- **Records with drawing code**
════════════════

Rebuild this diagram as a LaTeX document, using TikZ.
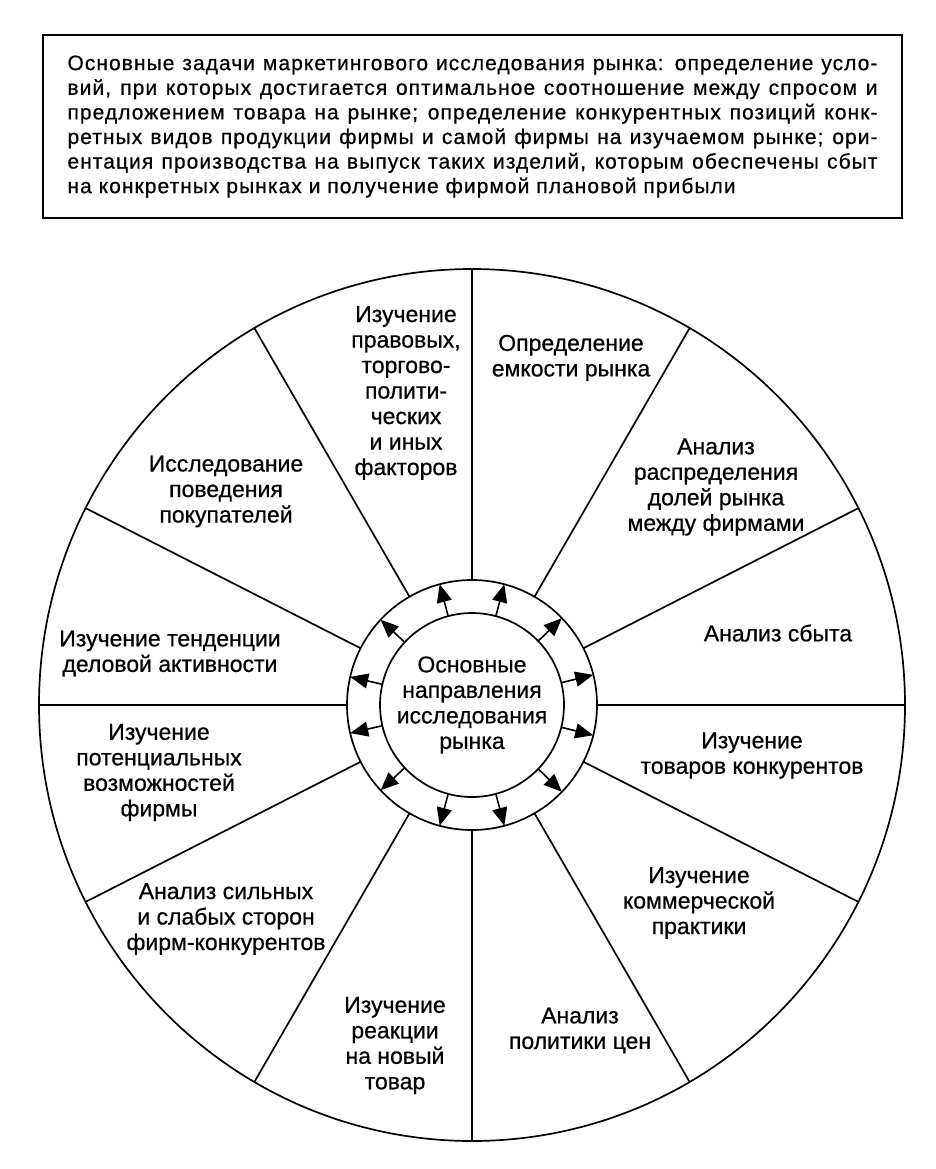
\documentclass[tikz,border=0pt]{standalone}
\usepackage{fontspec}
\setmainfont[FakeBold=0.6]{Liberation Sans}
\newfontfamily\boxfont[FakeBold=0.6,LetterSpace=5]{Liberation Sans}
\usetikzlibrary{arrows.meta,shapes.geometric}
\begin{document}
\begin{tikzpicture}[x=1pt,y=-1pt,
  every node/.style={inner sep=0pt, outer sep=0pt},
  ln/.style={line width=1.7pt},
  seg/.style={align=center, font=\fontsize{23}{25.5}\selectfont},
  arr/.style={line width=1.6pt, -{Triangle[length=18pt,width=15pt]}}]
\useasboundingbox (0,0) rectangle (936,1169);
\node[draw, line width=2.2pt, minimum width=859pt, minimum height=183pt,
      align=center, font=\boxfont\fontsize{21}{24.6}\selectfont] (task) at (472.5,126.5) {%
\makebox[810pt][s]{Основные задачи маркетингового исследования рынка: определение усло-}\\
\makebox[810pt][s]{вий, при которых достигается оптимальное соотношение между спросом и}\\
\makebox[810pt][s]{предложением товара на рынке; определение конкурентных позиций конк-}\\
\makebox[810pt][s]{ретных видов продукции фирмы и самой фирмы на изучаемом рынке; ори-}\\
\makebox[810pt][s]{ентация производства на выпуск таких изделий, которым обеспечены сбыт}\\
\makebox[810pt][l]{на конкретных рынках и получение фирмой плановой прибыли}};
\coordinate (C) at (472,705);
\node[draw, ln, ellipse, minimum width=866pt, minimum height=872pt] (big) at (C) {};
\node[draw, ln, circle, minimum size=250pt] (ring) at (C) {};
\node[draw, ln, circle, minimum size=184pt, seg] (ctr) at (C) {Основные\\направления\\исследования\\рынка};
\foreach \a in {0,27,60,90,120,153,180,207,240,270,300,333}
  \draw[ln] (ring.\a) -- (big.\a);
\foreach \a in {14,44,75,105,137,167,193,223,255,285,316,346}
  \draw[arr] (ctr.\a) -- (ring.\a);
\node[seg] (law) at (406,393) {Изучение\\правовых,\\торгово-\\полити-\\ческих\\и иных\\факторов};
\node[seg] (cap) at (571,358) {Определение\\емкости рынка};
\node[seg] (shares) at (716,487) {Анализ\\распределения\\долей рынка\\между фирмами};
\node[seg] (sales) at (778,633) {Анализ сбыта};
\node[seg] (goods) at (752,755.5) {Изучение\\товаров конкурентов};
\node[seg] (comm) at (699,903) {Изучение\\коммерческой\\практики};
\node[seg] (price) at (580,1030.5) {Анализ\\политики цен};
\node[seg] (react) at (395,1045.5) {Изучение\\реакции\\на новый\\товар};
\node[seg] (strong) at (226,919) {Анализ сильных\\и слабых сторон\\фирм-конкурентов};
\node[seg] (potent) at (159,772.5) {Изучение\\потенциальных\\возможностей\\фирмы};
\node[seg] (trend) at (170,653.5) {Изучение тенденции\\деловой активности};
\node[seg] (behav) at (226,491.5) {Исследование\\поведения\\покупателей};
\end{tikzpicture}
\end{document}
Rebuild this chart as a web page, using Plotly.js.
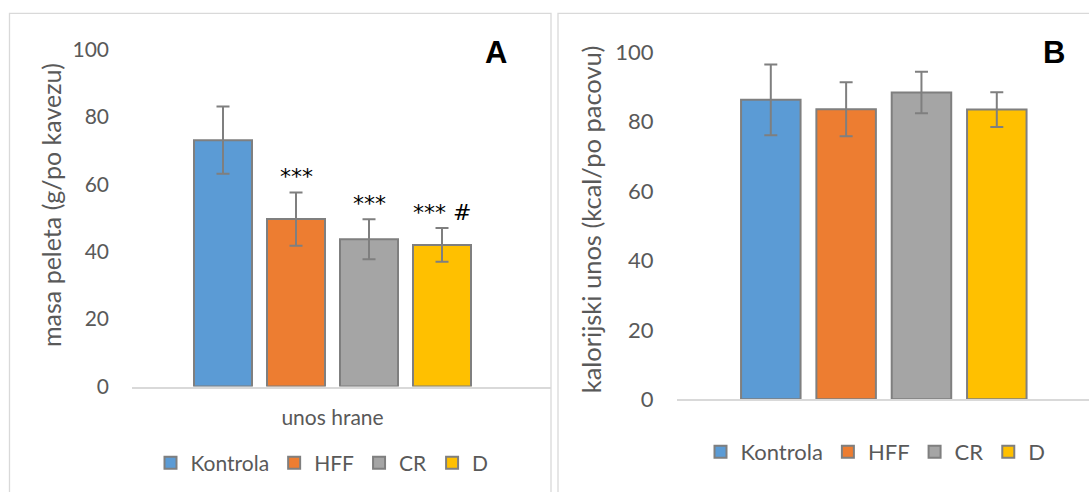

════════════════

- **Required work**
How many lines in the listing above contain the string "this"? Answer with the number only.

- **Output below**
2